When a fast cash sale makes the most sense
Not every divorce requires a rushed closing. But some situations clearly call for speed.
If payments are becoming hard to manage, if the home needs repairs neither party wants to make, if one spouse has already relocated, or if the divorce is high conflict, a fast cash sale can prevent the house from becoming one more prolonged dispute. The same is true when privacy matters. Many people going through divorce do not want repeated showings, strangers walking through the house, or buyers commenting on its condition.
A cash sale can also help when the property is inherited, outdated, cluttered, or simply not in listing condition. Instead of spending weeks getting it ready, both parties can review an offer, choose a closing date, and move on. That kind of certainty has real value when life already feels unstable.
The key is to compare options honestly. A traditional sale may bring more if everything goes smoothly. A cash sale may save time, reduce conflict, and lower the risk of the deal falling apart. The right answer depends on the house, the timeline, and the relationship between both parties.
Protect the outcome, not just the price
When people ask how to sell during divorce, they often focus on one number: sale price. That matters, of course.
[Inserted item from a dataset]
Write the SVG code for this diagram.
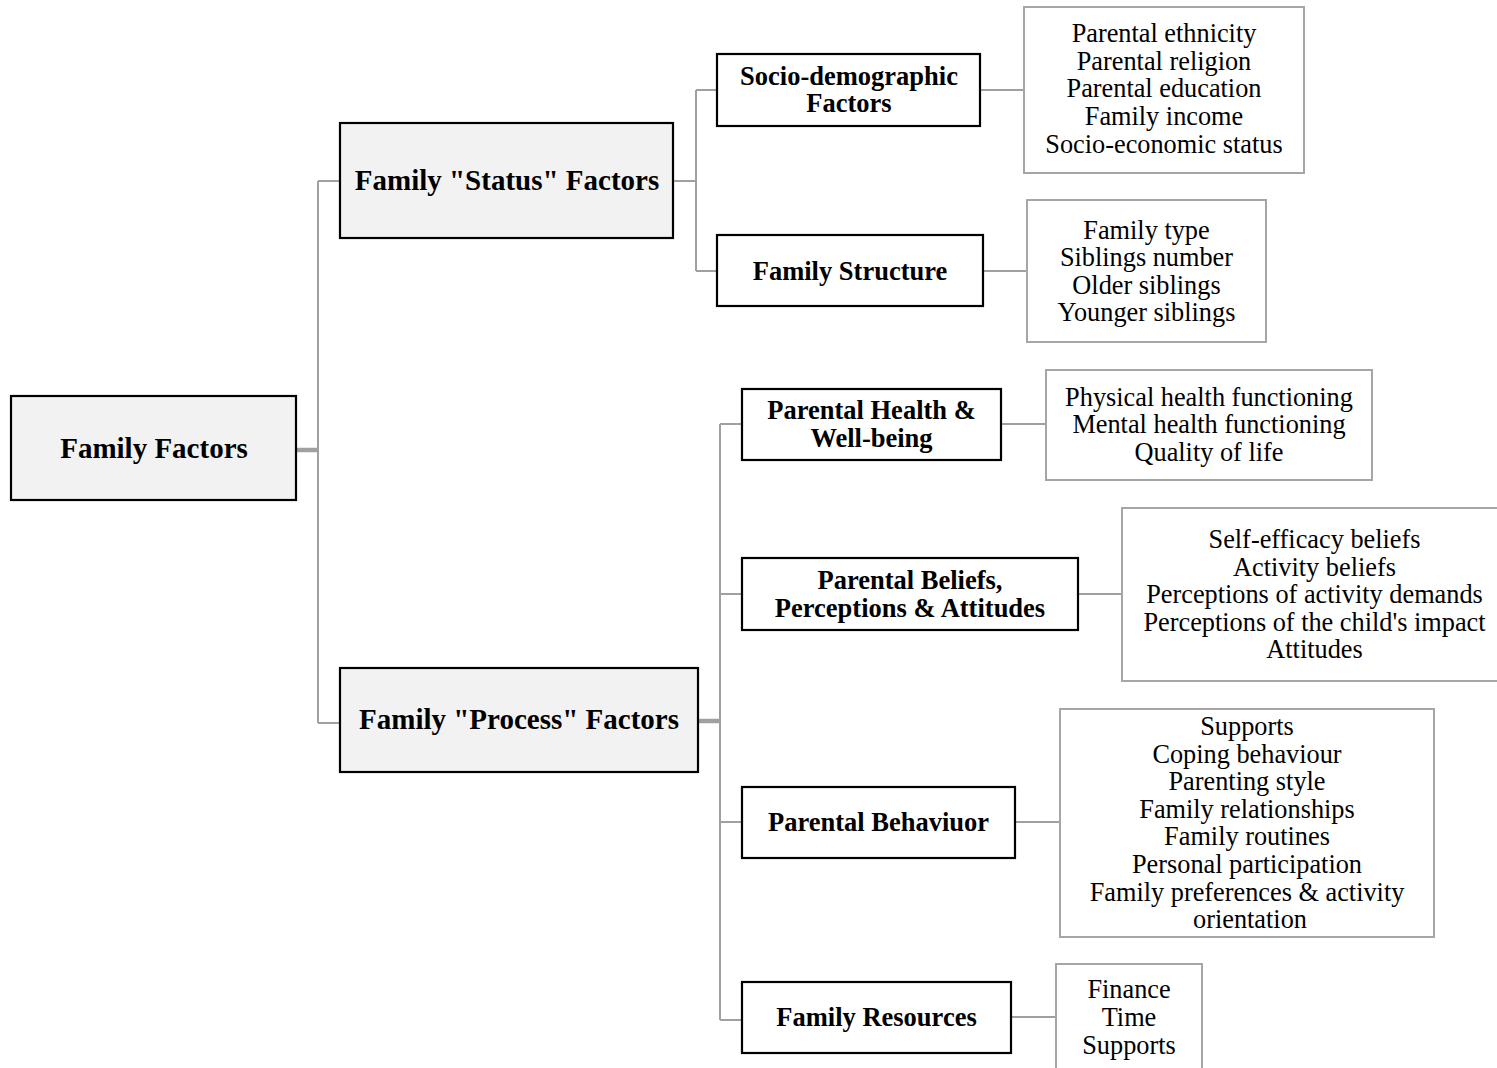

But the better question is what outcome leaves both people in the strongest position to move forward.
A slightly higher offer is not always better if it takes months, requires repairs, creates more legal conflict, or falls through after everyone has already made plans. A simpler sale with fewer conditions may produce a better real-world result.
If you are in the middle of divorce, try to think of the house as a financial asset with a deadline, not a test of who is right. The more practical your approach, the easier it becomes to close this chapter and make room for the next one.